<<<<

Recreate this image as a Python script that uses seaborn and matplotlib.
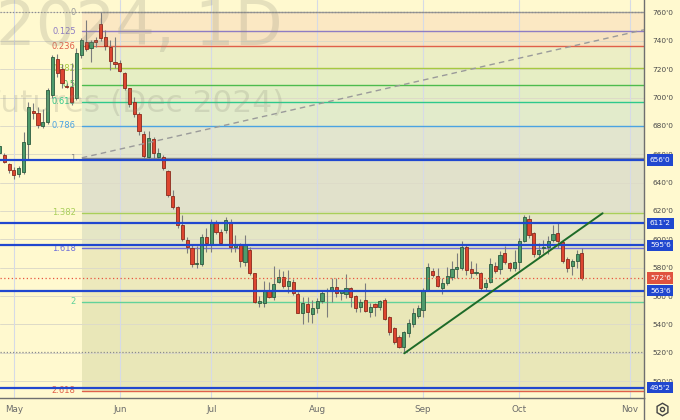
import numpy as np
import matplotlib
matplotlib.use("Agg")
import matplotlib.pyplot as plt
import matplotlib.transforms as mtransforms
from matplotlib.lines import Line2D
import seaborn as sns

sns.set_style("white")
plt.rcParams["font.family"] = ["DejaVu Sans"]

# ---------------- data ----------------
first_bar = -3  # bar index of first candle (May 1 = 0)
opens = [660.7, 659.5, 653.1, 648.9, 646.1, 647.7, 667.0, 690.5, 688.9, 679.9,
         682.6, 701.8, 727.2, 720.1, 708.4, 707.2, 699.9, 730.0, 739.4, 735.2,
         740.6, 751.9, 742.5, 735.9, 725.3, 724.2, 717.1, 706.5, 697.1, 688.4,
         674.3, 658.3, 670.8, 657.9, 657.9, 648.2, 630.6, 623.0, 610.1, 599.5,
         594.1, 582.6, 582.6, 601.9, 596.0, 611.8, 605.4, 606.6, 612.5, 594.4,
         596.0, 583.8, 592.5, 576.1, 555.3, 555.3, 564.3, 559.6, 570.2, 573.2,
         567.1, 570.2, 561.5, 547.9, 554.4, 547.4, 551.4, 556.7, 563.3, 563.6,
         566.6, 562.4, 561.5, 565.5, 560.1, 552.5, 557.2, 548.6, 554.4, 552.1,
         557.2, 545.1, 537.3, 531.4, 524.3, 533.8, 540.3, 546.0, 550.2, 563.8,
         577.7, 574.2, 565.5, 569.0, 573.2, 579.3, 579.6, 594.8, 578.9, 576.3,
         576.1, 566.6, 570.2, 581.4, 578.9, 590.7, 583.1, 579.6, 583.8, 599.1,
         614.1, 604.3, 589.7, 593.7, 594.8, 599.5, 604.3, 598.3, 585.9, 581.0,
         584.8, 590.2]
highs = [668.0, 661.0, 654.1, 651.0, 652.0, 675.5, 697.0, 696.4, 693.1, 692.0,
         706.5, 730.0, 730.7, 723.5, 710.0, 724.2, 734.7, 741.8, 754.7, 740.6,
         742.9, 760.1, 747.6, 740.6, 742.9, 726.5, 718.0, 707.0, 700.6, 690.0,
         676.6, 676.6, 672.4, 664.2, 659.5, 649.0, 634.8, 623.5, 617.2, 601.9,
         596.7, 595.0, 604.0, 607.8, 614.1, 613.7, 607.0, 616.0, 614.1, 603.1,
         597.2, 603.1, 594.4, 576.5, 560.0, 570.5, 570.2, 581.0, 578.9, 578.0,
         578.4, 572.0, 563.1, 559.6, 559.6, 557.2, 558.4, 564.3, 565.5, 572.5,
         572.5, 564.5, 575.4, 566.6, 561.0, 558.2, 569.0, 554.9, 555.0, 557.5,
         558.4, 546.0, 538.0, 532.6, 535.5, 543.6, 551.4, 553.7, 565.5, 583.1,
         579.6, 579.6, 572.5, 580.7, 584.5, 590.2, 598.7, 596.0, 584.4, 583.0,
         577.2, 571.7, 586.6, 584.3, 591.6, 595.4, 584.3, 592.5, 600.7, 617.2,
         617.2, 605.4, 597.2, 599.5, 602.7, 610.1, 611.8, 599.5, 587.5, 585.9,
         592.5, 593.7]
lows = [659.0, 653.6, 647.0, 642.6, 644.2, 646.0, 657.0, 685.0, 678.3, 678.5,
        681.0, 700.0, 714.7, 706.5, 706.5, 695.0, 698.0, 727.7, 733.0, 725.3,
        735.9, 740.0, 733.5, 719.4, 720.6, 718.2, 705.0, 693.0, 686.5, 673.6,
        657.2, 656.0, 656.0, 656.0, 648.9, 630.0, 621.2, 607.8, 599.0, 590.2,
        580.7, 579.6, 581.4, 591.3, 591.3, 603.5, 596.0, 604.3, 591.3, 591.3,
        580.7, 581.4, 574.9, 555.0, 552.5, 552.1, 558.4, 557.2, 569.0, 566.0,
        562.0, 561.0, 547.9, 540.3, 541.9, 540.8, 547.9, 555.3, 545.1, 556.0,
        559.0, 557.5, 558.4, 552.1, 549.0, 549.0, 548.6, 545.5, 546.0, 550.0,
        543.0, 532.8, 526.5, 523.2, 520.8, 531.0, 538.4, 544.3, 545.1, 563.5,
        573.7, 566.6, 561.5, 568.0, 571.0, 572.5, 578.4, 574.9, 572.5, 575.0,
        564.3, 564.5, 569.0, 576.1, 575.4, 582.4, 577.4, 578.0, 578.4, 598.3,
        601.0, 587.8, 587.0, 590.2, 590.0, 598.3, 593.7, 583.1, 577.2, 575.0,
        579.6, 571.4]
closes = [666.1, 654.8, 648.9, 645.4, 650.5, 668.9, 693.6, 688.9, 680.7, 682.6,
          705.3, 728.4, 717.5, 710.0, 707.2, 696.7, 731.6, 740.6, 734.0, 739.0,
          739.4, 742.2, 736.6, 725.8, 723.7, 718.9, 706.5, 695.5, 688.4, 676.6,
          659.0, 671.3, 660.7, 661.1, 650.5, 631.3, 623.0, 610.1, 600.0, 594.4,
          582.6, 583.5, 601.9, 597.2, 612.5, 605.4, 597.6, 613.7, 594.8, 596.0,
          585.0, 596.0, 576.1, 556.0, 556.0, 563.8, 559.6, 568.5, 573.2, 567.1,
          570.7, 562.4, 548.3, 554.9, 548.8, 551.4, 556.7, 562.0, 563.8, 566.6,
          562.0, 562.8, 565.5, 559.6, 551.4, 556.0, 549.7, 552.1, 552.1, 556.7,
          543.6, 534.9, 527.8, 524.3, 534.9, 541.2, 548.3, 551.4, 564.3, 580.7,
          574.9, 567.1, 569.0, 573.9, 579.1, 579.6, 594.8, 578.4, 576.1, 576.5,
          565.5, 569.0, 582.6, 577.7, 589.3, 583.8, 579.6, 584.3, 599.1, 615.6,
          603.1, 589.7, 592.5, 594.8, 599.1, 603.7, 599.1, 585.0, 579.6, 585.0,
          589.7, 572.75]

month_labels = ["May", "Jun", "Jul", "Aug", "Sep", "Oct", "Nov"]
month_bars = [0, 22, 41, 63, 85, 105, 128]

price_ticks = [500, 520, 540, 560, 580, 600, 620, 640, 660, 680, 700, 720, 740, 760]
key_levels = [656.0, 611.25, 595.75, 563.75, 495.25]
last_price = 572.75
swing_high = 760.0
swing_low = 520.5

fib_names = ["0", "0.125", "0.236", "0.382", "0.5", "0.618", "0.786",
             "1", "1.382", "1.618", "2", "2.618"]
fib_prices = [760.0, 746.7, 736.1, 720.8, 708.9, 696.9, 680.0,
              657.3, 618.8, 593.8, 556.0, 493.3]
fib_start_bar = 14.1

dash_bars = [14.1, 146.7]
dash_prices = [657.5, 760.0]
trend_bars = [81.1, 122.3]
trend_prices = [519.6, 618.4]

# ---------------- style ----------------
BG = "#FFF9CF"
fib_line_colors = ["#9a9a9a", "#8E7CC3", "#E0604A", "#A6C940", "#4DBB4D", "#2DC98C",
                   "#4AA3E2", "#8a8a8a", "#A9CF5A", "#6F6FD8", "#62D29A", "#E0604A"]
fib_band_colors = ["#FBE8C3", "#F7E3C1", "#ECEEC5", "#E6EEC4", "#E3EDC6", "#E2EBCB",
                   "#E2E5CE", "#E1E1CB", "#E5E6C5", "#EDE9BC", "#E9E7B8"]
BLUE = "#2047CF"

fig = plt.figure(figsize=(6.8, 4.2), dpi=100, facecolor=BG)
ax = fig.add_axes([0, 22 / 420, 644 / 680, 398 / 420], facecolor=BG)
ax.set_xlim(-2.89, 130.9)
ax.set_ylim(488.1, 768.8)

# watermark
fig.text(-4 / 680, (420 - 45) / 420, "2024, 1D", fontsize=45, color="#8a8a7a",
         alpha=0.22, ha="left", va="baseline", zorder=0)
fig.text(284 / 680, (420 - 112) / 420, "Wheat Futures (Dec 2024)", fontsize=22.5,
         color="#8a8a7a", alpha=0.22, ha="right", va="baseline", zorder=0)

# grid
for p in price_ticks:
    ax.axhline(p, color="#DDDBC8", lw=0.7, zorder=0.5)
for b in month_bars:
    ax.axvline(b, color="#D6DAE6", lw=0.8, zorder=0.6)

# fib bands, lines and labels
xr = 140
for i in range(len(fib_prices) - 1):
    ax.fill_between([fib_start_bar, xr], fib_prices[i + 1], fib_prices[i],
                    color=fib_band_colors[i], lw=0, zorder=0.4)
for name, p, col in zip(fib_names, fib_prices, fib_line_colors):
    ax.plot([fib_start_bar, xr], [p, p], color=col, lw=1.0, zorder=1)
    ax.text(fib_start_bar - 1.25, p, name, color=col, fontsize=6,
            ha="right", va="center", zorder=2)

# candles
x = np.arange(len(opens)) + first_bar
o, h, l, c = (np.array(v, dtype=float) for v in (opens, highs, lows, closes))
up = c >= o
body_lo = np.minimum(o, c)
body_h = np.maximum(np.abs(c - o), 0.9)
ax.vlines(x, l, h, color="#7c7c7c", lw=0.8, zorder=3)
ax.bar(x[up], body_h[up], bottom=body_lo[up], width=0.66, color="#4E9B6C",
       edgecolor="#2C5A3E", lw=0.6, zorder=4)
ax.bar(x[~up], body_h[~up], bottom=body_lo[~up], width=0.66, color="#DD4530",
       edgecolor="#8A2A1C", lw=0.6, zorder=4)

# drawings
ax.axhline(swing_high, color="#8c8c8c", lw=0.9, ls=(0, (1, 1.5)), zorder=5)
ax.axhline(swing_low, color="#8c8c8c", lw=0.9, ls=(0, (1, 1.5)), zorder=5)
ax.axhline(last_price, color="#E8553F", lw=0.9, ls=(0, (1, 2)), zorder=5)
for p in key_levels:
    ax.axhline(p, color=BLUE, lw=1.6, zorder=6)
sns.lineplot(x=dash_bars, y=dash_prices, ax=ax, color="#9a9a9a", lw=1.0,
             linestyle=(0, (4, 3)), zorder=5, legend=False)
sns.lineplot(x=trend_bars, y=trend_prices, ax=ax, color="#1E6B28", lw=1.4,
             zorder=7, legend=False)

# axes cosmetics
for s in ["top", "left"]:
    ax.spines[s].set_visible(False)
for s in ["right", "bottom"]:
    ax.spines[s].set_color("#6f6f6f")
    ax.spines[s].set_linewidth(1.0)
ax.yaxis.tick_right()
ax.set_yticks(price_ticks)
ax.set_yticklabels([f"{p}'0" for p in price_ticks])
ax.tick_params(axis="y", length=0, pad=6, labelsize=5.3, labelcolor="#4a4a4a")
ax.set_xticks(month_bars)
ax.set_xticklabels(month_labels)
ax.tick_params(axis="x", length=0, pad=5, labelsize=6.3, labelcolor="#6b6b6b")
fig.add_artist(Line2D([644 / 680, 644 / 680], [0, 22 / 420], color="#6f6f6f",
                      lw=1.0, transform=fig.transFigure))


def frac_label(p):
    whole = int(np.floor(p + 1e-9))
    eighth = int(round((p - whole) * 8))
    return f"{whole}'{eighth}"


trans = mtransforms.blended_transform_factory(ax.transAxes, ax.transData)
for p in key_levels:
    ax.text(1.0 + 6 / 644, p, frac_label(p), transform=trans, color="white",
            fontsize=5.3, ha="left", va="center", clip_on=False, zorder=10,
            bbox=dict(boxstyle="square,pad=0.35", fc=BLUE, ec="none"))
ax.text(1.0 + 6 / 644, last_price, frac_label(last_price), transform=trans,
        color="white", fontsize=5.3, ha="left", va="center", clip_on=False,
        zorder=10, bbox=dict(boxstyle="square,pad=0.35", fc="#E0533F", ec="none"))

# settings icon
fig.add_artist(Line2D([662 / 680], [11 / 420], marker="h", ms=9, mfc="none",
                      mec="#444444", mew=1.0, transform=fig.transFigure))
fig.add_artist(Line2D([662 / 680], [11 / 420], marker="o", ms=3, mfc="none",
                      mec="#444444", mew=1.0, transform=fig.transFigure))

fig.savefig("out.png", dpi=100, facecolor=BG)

>>>>

■ SHORT TASK:
Of the lines above, how many include the word "seaborn"? Reply with the number alone.

■ CORRECT RESULT:
2